Cantonal cancer registries

The registration of adults with cancer has been and is organised cantonally in Switzerland and occurs in 13 cancer registries. Each year, the cancer registries record all new cancer cases diagnosed in the respective cantonal population. Each registry has its own institutional structure and works closely with hospitals, physicians, pathological laboratories and other institutions that have information on cancer (e.g. death statistics from the Federal Statistical Office). The resident registries of cantons are also consulted to regularly check whether patients are still alive or have died.

Switzerland’s first cantonal cancer registry was founded in Basel in 1969 (but electronic data is only available from 1981 on). After that, additional registries were established in the Cantons of Geneva (1970), Vaud and Neuchâtel (1974), Zurich (1980), St. Gallen and the two Cantons of Appenzell (1980), Wallis (1989), Graubünden (1989), Glarus (1992) and Ticino (1996). After the turn of the millennium, cancer registration began in the Canton of Jura (2005), the Cantons of Central Switzerland (2010/2011), Zug (2011), and the Cantons of Thurgau (2012), Aargau (2013), Bern (2014) and Solothurn (2019). Schwyz and Schaffhausen joined the cancer registration system on 1 January 2020, with the entry into force of the Cancer Registration Act (CRA).

 

Cancer registration for children and adolescents

The Swiss Childhood Cancer Registry has been recording cancer in children and adolescents throughout Switzerland since 1976. It was founded by the Swiss Paediatric Oncology Group (SPOG). The Cancer Registration Act (CRA), which came into force on 1 January 2020, stipulates that a National Childhood Cancer Registry must be maintained. In the summer of 2018, the federal government entrusted this task to the group consortium (SPOG/University of Bern). In 2020, the registry division of the SCCR thus became the federal government’s Childhood Cancer Registry (ChCR), which records cancer in children and adolescents up to and including 20 years of age throughout Switzerland. The Childhood Cancer Registry is located at the Institute for Social and Preventive Medicine of the University of Bern (ISPM). A detailed description of the history of cancer registration of children and adolescents can be found on the website of the Childhood Cancer Registry.

 

The National Agency for Cancer Registration

In 1978, the Swiss Cancer Registries Network (VSKR) was founded with the aim of standardising data collection, creating an intercantonal database and promoting epidemiological cancer research at the national level. In 2007, the Zurich-based National Institute for Cancer Epidemiology and Registration (NICER) emerged from this network as an independent foundation. Since its foundation, NICER has been coordinating cancer registration in Switzerland, collecting the data of cantonal cancer registries, harmonising their work, ensuring data quality and carrying out evaluations at a national level. Another goal of the foundation is to promote epidemiological cancer research in Switzerland. The national Cancer Registration Act (CRA) was accompanied by the establishment of the National Agency for Cancer Registration (NACR). By order of the Federal Department of Home Affairs (FDHA), the National Institute for Cancer Epidemiology and Registration (NICER) has been mandated to carry out the tasks of the National Agency for Cancer Registration (NACR) since 2018.

 

Changes made by the Cancer Registration Act

In March 2016, parliament passed the federal act on the registration of cancer (Cancer Registration Act, CRA). In April 2018, the Federal Council adopted the corresponding ordinance (CRO Cancer Registration Ordinance). The law came into force on 1 January 2020.
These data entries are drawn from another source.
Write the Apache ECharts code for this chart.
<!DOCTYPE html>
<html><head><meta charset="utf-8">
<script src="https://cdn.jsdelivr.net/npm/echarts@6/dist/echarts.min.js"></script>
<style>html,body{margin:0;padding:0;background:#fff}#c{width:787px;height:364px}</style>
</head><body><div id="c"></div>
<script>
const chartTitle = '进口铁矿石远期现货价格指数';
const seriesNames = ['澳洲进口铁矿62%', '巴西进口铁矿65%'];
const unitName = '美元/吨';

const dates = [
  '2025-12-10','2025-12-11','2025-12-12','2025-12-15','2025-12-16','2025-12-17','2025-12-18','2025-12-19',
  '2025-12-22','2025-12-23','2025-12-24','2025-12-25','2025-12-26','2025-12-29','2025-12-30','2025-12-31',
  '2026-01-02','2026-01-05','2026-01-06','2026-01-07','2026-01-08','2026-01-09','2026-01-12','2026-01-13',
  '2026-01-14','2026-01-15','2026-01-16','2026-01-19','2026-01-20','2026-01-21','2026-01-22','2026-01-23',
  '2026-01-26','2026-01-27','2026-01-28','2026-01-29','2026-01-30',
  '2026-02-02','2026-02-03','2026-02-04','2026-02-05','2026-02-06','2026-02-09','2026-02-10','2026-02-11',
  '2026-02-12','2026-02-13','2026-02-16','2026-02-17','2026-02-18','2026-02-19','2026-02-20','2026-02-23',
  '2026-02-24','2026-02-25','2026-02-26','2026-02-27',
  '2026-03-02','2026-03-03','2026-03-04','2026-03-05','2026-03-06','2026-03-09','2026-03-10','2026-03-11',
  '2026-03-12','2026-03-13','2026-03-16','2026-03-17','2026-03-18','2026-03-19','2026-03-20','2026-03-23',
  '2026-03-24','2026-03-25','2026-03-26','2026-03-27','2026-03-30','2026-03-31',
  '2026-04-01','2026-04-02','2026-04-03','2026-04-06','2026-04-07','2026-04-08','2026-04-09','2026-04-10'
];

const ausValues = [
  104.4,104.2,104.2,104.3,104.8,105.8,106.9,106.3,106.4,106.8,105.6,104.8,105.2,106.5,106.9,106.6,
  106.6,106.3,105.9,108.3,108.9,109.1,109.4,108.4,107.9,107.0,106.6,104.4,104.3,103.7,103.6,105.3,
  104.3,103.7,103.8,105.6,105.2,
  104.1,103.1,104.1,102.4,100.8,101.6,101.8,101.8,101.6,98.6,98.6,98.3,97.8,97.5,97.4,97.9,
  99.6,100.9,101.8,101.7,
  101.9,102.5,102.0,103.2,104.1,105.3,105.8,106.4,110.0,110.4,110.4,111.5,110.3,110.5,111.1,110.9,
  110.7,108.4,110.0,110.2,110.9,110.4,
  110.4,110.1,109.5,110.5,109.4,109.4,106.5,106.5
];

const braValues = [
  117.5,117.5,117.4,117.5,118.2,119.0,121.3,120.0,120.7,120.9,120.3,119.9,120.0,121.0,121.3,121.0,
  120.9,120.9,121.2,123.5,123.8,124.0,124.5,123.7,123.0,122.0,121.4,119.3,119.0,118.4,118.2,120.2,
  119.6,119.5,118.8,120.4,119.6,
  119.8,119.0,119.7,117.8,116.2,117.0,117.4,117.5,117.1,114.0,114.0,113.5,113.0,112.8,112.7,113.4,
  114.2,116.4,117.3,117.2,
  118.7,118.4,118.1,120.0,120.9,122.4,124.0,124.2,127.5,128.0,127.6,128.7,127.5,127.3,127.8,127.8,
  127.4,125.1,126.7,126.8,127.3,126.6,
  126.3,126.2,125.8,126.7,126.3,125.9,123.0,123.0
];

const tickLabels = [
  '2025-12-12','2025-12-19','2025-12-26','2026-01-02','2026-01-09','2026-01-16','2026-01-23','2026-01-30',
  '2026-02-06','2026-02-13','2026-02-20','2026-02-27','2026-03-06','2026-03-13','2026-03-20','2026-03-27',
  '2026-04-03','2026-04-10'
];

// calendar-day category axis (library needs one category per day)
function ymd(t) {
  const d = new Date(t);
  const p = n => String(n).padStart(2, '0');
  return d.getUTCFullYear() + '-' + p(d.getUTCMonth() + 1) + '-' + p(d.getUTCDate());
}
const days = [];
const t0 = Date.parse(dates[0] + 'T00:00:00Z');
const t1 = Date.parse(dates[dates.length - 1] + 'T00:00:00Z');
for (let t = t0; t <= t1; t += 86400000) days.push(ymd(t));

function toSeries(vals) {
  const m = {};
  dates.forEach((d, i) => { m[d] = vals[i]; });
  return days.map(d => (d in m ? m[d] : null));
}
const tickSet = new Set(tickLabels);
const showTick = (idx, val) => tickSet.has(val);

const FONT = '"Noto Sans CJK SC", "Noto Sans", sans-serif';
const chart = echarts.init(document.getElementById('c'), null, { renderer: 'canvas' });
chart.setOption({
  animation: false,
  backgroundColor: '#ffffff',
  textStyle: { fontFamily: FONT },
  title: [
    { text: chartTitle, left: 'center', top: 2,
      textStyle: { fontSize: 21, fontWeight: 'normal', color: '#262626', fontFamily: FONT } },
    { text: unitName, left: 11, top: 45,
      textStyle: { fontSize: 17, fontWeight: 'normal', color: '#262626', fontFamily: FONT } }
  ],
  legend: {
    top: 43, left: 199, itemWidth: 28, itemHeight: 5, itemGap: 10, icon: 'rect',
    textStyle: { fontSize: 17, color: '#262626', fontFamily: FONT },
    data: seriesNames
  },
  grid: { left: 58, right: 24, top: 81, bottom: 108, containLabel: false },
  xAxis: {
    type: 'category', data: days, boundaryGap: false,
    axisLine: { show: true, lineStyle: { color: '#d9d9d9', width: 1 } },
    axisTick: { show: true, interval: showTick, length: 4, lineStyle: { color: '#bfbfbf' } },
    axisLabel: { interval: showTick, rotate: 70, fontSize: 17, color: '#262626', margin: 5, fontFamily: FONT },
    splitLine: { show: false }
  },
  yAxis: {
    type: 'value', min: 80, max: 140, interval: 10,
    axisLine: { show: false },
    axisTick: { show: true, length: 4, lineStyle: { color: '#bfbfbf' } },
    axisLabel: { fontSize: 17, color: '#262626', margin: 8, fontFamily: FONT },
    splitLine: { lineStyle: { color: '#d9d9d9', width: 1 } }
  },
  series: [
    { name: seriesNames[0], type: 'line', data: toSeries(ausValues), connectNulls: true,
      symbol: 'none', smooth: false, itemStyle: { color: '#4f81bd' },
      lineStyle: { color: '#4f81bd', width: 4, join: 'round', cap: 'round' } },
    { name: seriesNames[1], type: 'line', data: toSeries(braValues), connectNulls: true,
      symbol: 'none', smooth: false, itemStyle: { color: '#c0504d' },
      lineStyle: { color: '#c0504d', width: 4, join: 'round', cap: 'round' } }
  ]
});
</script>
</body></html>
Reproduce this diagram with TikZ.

The Cancer Registration Act (CRA) regulates the collection of meaningful and reliable data on cancer, pre-cancerous tumours and certain benign tumours in Switzerland. It introduces some innovations such as the regulation of patient protection, a reporting obligation, the use of the OASI number as a personal identifier, as well as the standardisation of the dataset, registration and data transmission.

Since 1 January 2020, physicians, hospitals and private and public health institutions that diagnose or treat cancer must report defined information on specified types of cancer to the responsible cantonal cancer registry or to the Childhood Cancer Registry. Since 1 January 2020, each canton has been obliged to maintain a cancer registry or to join an existing registry.

The purpose of the Cancer Registration Act is to improve the basis of the data for monitoring the development of cancer. The collected data is also used to develop, implement and review prevention and screening programs, to evaluate the quality of care, diagnosis and treatment, and to support care planning and research.